- **Problem details**
In the material below, please retype the lines from the very first through the one with "ax = fig.add_axes([0.1, 0.2937, 0.876, 0.641])", exactly and without pictures.

- **Data section**
====
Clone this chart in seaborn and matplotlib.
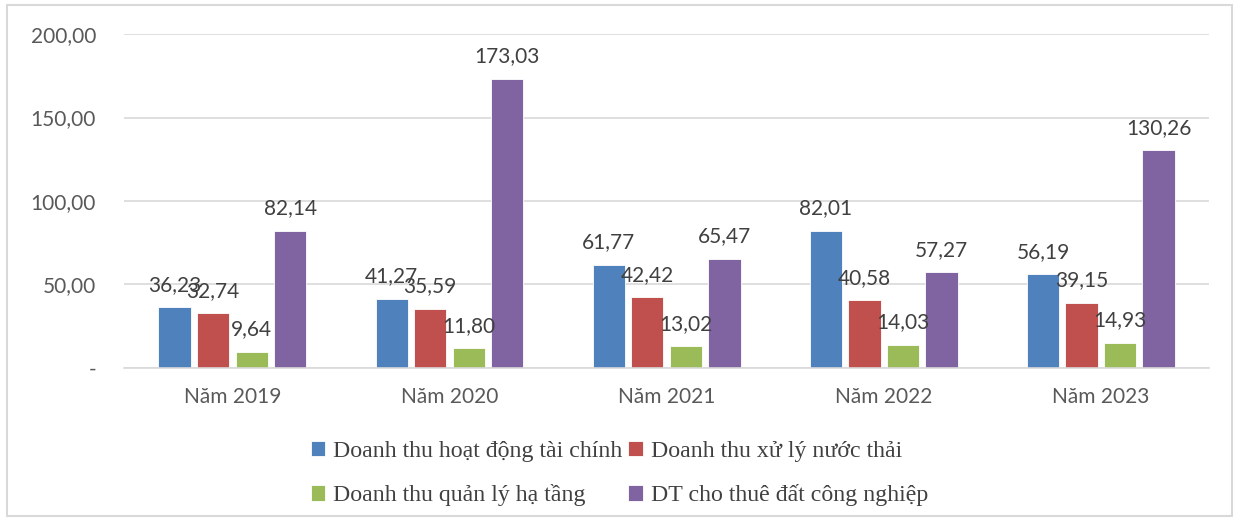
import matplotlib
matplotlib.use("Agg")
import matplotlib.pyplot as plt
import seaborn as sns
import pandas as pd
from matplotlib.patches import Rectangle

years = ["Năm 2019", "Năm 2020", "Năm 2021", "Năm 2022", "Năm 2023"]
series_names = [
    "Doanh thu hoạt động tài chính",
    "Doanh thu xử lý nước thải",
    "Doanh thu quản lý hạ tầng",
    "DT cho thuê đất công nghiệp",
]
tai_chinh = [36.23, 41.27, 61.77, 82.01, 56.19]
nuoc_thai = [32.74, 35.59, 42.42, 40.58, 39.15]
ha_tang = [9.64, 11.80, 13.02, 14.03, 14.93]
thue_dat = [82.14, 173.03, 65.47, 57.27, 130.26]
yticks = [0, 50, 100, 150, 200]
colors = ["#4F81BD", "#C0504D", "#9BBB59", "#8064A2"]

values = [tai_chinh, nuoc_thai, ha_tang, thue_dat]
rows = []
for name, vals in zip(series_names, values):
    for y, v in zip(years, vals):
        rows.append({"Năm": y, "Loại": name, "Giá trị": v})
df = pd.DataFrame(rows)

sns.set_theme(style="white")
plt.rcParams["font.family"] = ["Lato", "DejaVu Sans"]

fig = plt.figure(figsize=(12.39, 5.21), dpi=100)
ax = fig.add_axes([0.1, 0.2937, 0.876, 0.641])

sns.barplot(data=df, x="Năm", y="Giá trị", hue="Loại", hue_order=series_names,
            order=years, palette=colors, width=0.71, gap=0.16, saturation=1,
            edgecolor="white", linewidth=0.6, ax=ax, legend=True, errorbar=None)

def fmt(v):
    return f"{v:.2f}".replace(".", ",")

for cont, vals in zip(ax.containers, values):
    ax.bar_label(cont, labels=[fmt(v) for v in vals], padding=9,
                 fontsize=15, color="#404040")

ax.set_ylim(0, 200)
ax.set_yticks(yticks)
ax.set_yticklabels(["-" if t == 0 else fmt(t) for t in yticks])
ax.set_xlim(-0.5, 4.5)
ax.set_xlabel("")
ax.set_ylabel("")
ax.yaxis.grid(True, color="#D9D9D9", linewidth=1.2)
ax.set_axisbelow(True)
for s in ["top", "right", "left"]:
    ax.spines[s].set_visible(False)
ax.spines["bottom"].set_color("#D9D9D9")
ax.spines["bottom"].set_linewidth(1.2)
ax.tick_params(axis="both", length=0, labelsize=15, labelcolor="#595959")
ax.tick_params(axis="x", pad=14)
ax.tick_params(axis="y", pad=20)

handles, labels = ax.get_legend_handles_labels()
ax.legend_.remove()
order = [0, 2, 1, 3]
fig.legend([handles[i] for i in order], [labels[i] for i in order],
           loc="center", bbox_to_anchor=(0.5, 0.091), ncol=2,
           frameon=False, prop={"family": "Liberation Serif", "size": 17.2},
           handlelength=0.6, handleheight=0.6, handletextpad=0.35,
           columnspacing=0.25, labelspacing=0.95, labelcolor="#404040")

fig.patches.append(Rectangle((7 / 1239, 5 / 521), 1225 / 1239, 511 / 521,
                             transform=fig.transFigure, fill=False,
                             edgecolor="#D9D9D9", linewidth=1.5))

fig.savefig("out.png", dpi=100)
====
- **Written solution**
Clone this chart in seaborn and matplotlib.
import matplotlib
matplotlib.use("Agg")
import matplotlib.pyplot as plt
import seaborn as sns
import pandas as pd
from matplotlib.patches import Rectangle

years = ["Năm 2019", "Năm 2020", "Năm 2021", "Năm 2022", "Năm 2023"]
series_names = [
    "Doanh thu hoạt động tài chính",
    "Doanh thu xử lý nước thải",
    "Doanh thu quản lý hạ tầng",
    "DT cho thuê đất công nghiệp",
]
tai_chinh = [36.23, 41.27, 61.77, 82.01, 56.19]
nuoc_thai = [32.74, 35.59, 42.42, 40.58, 39.15]
ha_tang = [9.64, 11.80, 13.02, 14.03, 14.93]
thue_dat = [82.14, 173.03, 65.47, 57.27, 130.26]
yticks = [0, 50, 100, 150, 200]
colors = ["#4F81BD", "#C0504D", "#9BBB59", "#8064A2"]

values = [tai_chinh, nuoc_thai, ha_tang, thue_dat]
rows = []
for name, vals in zip(series_names, values):
    for y, v in zip(years, vals):
        rows.append({"Năm": y, "Loại": name, "Giá trị": v})
df = pd.DataFrame(rows)

sns.set_theme(style="white")
plt.rcParams["font.family"] = ["Lato", "DejaVu Sans"]

fig = plt.figure(figsize=(12.39, 5.21), dpi=100)
ax = fig.add_axes([0.1, 0.2937, 0.876, 0.641])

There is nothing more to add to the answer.